I hope you’re all staying safe and healthy.

Aside from COVID-19, the NFL feels like a different game. I think it’s full-speed, but it seems more controlled. Injuries seem way down, except in New Jersey with its killer turf and Inglewood, California with the team doctor doing his best Norman Bates impression. College-like scores and comebacks. Mitch Trubisky and Bill O’Brien out, the Browns turning those 30-year frowns upside down. Josh Allen, huh? Didn’t expect that one.

I thought I’d answer a couple of questions I had about the game this year. Nothing definitive, because we’re only four weeks into this brave new world. The obvious… how are home teams doing without fans in the stands? How much of the home field advantage is the crowd, and how much just being familiar with the stadium and not having to take that plane ride and stay in a hotel?

The baseline: all regular-season and playoff games from 2002 (the start of the 8-division format) through 2019 played at a non-neutral site. That’s 4749 games. Home teams are 2723-2017-9 (57.4% win percentage) over that span, outscoring opponents 23.3 to 20.9.

We are now just 63 games into the 2020 season, so it’s impossible to make conclusions. That 57.4% would give the home team a 36-27 edge right now. Instead, home teams are 31-31-1. They are outscoring visitors, 26.1 to 25.2. Just throwing that out there – taking a sample of 63 games is not going to give you enough, statistically, to say that 31 wins versus an expected 36 means all that much.
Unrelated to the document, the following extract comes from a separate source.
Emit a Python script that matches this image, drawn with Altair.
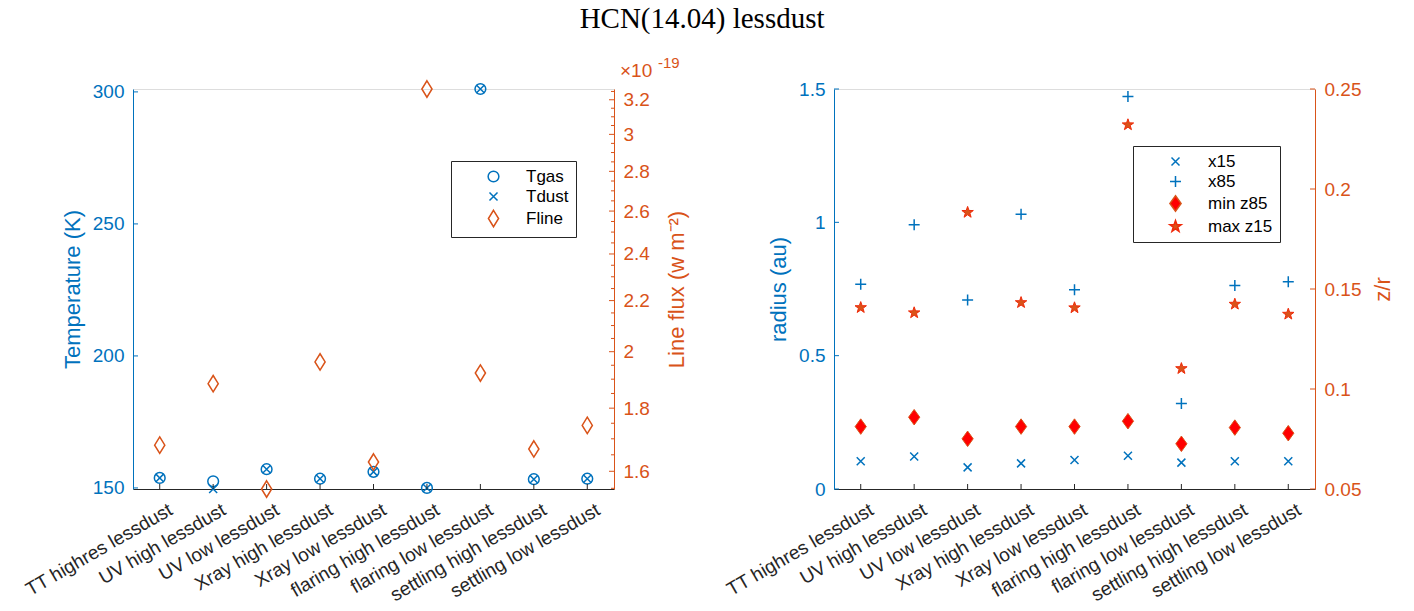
import math
import altair as alt
import pandas as pd

# ---------------- data ----------------
cats = ["TT highres lessdust", "UV high lessdust", "UV low lessdust",
        "Xray high lessdust", "Xray low lessdust", "flaring high lessdust",
        "flaring low lessdust", "settling high lessdust", "settling low lessdust"]

tgas = [153.8, 152.5, 157.1, 153.5, 156.1, 150.0, 301.1, 153.3, 153.5]
tdust = [153.8, 149.6, 157.1, 153.5, 156.1, 150.0, 301.1, 153.3, 153.5]
fline = [1.680, 1.884, 1.548, 1.962, 1.628, 3.265, 1.922, 1.668, 1.743]  # x1e-19

x15 = [0.104, 0.122, 0.081, 0.096, 0.109, 0.125, 0.099, 0.104, 0.104]
x85 = [0.768, 0.991, 0.709, 1.030, 0.747, 1.472, 0.321, 0.763, 0.777]
minz85 = [0.0812, 0.0859, 0.0751, 0.0812, 0.0812, 0.0839, 0.0726, 0.0807, 0.0779]
maxz15 = [0.1407, 0.1381, 0.1883, 0.1432, 0.1406, 0.2321, 0.1102, 0.1424, 0.1374]

temp_ticks = [150, 200, 250, 300]
flux_ticks = [1.6, 1.8, 2.0, 2.2, 2.4, 2.6, 2.8, 3.0, 3.2]
flux_minor = [1.55, 1.65, 1.7, 1.75, 1.85, 1.9, 1.95, 2.05, 2.1, 2.15, 2.25, 2.3, 2.35,
              2.45, 2.5, 2.55, 2.65, 2.7, 2.75, 2.85, 2.9, 2.95, 3.05, 3.1, 3.15, 3.25]
rad_ticks = [0, 0.5, 1.0, 1.5]
zr_ticks = [0.05, 0.1, 0.15, 0.2, 0.25]

# ---------------- style ----------------
BLUE = "#0072BD"
ORANGE = "#D95319"
DARK = "#262626"
FONT = "Liberation Sans"
W, H = 481, 400
TK = 5


def p_x(a):
    return f"M{-a},{-a}L{a},{a}M{-a},{a}L{a},{-a}"


def p_plus(a):
    return f"M{-a},0L{a},0M0,{-a}L0,{a}"


def p_diam(h, w):
    return f"M0,{-h}L{w},0L0,{h}L{-w},0Z"


def p_star(r):
    pts = []
    for k in range(10):
        rr = r if k % 2 == 0 else 0.4 * r
        ang = math.radians(-90 + 36 * k)
        pts.append(f"{rr * math.cos(ang):.4f},{rr * math.sin(ang):.4f}")
    return "M" + "L".join(pts) + "Z"


def frame(vals, series):
    return pd.DataFrame({"cat": cats, "series": series, "v": vals})


xenc = alt.X("cat:N", sort=cats, title=None,
             scale=alt.Scale(type="point", padding=0.5),
             axis=alt.Axis(labelAngle=330, labelAlign="right", labelBaseline="top",
                           labelFontSize=19, labelColor=DARK, domainColor=DARK,
                           ticks=False, labelPadding=11, labelOffset=6,
                           labelFont=FONT, grid=False))


def yaxis(orient, color, values, title, fmt, tpad):
    return alt.Axis(orient=orient, values=values, title=title, format=fmt,
                    domainColor=color, labelColor=color, titleColor=color,
                    ticks=False, labelFontSize=19, titleFontSize=22,
                    labelFont=FONT, titleFont=FONT, titleFontWeight="normal",
                    labelPadding=9, titlePadding=tpad, grid=False,
                    titleAngle=270,
                    titleBaseline=("bottom" if orient == "left" else "top"))


def legend_obj(lx, ly, ssize):
    return alt.Legend(title=None, orient="none", legendX=lx, legendY=ly,
                      strokeColor=DARK, fillColor="white", padding=7,
                      symbolOffset=27, labelOffset=24, rowPadding=2,
                      labelFontSize=17, labelFont=FONT, labelColor="black",
                      symbolSize=ssize, symbolStrokeWidth=1.5)


def points(df, yscale, yaxis_obj, size, sw, scales, leg):
    shape_sc, stroke_sc, fill_sc = scales
    enc = dict(
        x=xenc,
        y=alt.Y("v:Q", scale=yscale, axis=yaxis_obj),
        shape=alt.Shape("series:N", scale=shape_sc, legend=leg),
        stroke=alt.Stroke("series:N", scale=stroke_sc, legend=leg),
    )
    if fill_sc is not None:
        enc["fill"] = alt.Fill("series:N", scale=fill_sc, legend=leg)
        mk = alt.Chart(df).mark_point(size=size, strokeWidth=sw, opacity=1)
    else:
        mk = alt.Chart(df).mark_point(size=size, strokeWidth=sw, opacity=1, filled=False)
    return mk.encode(**enc)


def yticks(vals, yscale, yaxis_obj, color, x0, x1):
    return alt.Chart(pd.DataFrame({"v": vals})).mark_rule(color=color, strokeWidth=1).encode(
        y=alt.Y("v:Q", scale=yscale, axis=yaxis_obj),
        x=alt.value(x0), x2=alt.value(x1))


def xticks():
    return alt.Chart(pd.DataFrame({"cat": cats})).mark_rule(color=DARK, strokeWidth=1).encode(
        x=xenc, y=alt.value(H - TK), y2=alt.value(H))


# ---------------- left panel ----------------
LS = 115  # common symbol size (circle diameter ~10.7 px)
L_dom = ["Tgas", "Tdust", "Fline"]
l_scales = (alt.Scale(domain=L_dom, range=["circle", p_x(0.75), p_diam(1.53, 0.95)]),
            alt.Scale(domain=L_dom, range=[BLUE, BLUE, ORANGE]),
            None)
l_leg = legend_obj(318, 72, LS)

tscale = alt.Scale(domain=[min(tgas + tdust), max(tgas + tdust)], nice=False, zero=False)
taxis = yaxis("left", BLUE, temp_ticks, "Temperature (K)", "d", 8)
fscale = alt.Scale(type="log", domain=[min(fline), max(fline)], nice=False)
faxis = yaxis("right", ORANGE, flux_ticks, "Line flux (w m\u207b\u00b2)", ".1~f", 17)

temp_layer = alt.layer(
    points(frame(tgas, "Tgas"), tscale, taxis, LS, 1.5, l_scales, l_leg),
    points(frame(tdust, "Tdust"), tscale, taxis, LS, 1.5, l_scales, l_leg),
    yticks(temp_ticks, tscale, taxis, BLUE, 0, TK),
    xticks(),
)
flux_layer = alt.layer(
    points(frame(fline, "Fline"), fscale, faxis, LS, 1.5, l_scales, l_leg),
    yticks(flux_ticks, fscale, faxis, ORANGE, W - TK, W),
    yticks(flux_minor, fscale, faxis, ORANGE, W - 3, W),
)
exp_base = alt.Chart(pd.DataFrame({"t": ["\u00d710"]})).mark_text(
    align="left", baseline="alphabetic", fontSize=19, font=FONT, color=ORANGE).encode(
    text="t:N", x=alt.value(W + 6), y=alt.value(-12))
exp_sup = alt.Chart(pd.DataFrame({"t": ["-19"]})).mark_text(
    align="left", baseline="alphabetic", fontSize=15, font=FONT, color=ORANGE).encode(
    text="t:N", x=alt.value(W + 44), y=alt.value(-21))

left = alt.layer(temp_layer, flux_layer, exp_base, exp_sup).resolve_scale(
    y="independent").properties(width=W, height=H)

# ---------------- right panel ----------------
RS = 100  # common symbol size (5 px per path unit)
R_dom = ["x15", "x85", "min z85", "max z15"]
r_scales = (alt.Scale(domain=R_dom, range=[p_x(0.8), p_plus(1.1), p_diam(1.55, 1.12), p_star(1.2)]),
            alt.Scale(domain=R_dom, range=[BLUE, BLUE, ORANGE, "#F02A0A"]),
            alt.Scale(domain=R_dom, range=["transparent", "transparent", "#FF0000", ORANGE]))
r_leg = legend_obj(299, 57, RS)

rscale = alt.Scale(domain=[0, 1.5], nice=False, zero=False)
raxis = yaxis("left", BLUE, rad_ticks, "radius (au)", ".1~f", 8)
zscale = alt.Scale(domain=[0.05, 0.25], nice=False, zero=False)
zaxis = yaxis("right", ORANGE, zr_ticks, "z/r", ".2~f", 12)

rad_layer = alt.layer(
    points(frame(x15, "x15"), rscale, raxis, RS, 1.5, r_scales, r_leg),
    points(frame(x85, "x85"), rscale, raxis, RS, 1.5, r_scales, r_leg),
    yticks(rad_ticks, rscale, raxis, BLUE, 0, TK),
    xticks(),
)
zr_layer = alt.layer(
    points(frame(minz85, "min z85"), zscale, zaxis, RS, 1, r_scales, r_leg),
    points(frame(maxz15, "max z15"), zscale, zaxis, RS, 1, r_scales, r_leg),
    yticks(zr_ticks, zscale, zaxis, ORANGE, W - TK, W),
)
right = alt.layer(rad_layer, zr_layer).resolve_scale(y="independent").properties(
    width=W, height=H)

chart = alt.hconcat(left, right, spacing=34).resolve_scale(
    x="independent", y="independent", shape="independent",
    stroke="independent", fill="independent").resolve_legend(
    shape="independent", stroke="independent", fill="independent").properties(
    title=alt.TitleParams("HCN(14.04) lessdust", font="Liberation Serif", fontSize=29,
                          fontWeight="normal", color="black", anchor="middle",
                          offset=22, dx=-6),
    padding={"left": 21, "top": 4, "right": 5, "bottom": 5},
).configure_view(stroke=None).configure(background="white")

chart.save("out.html", embed_options={"renderer": "svg", "actions": False})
What about the scoring in general? Here we are at 25.7 points per team per game. The league record is 23.4, set in 2013. Last year, teams scored 22.9 per game. So that’s an increase of 2.8 points per team per game over last year – almost a full touchdown between two opponents. Four weeks obviously does not make a season. Scoring isn’t all that weather-related. In fact, it tends to go slightly higher later in a season. Week 2 is the lowest-scoring week, on average, while most of the highest-scoring weeks bunch at the end of the season.

Let’s say the 25.7 holds up. That 2.8 points per team per game would be the largest season-to-season change since 1947 (2.9). Generally, changes are less than 1 point, if that. There was more volatility in the 1940s (free substitution rules changed quite a bit) and the 1970s (contact with receivers was gradually made illegal). Yet there are no major rules changes going on right now – it’s just that defenses seem far less able to stop the pass. There are still 13 teams averaging more than 7.5 yards per pass play. Last year, 13 teams averaged more than 7.0 yards per pass play. It is a bit pinballesque, like the college game these days.

Cause for concern? With everything else going on these days, there’s comfort in the familiar. Most sports enjoy relative consistency from year to year. Sudden changes in scoring or the pace or the rules leave us less able to put what we see in proper perspective.

Again, it’s far too early to draw conclusions, but so far I’m putting this in the long list of things I’m not really liking about 2020.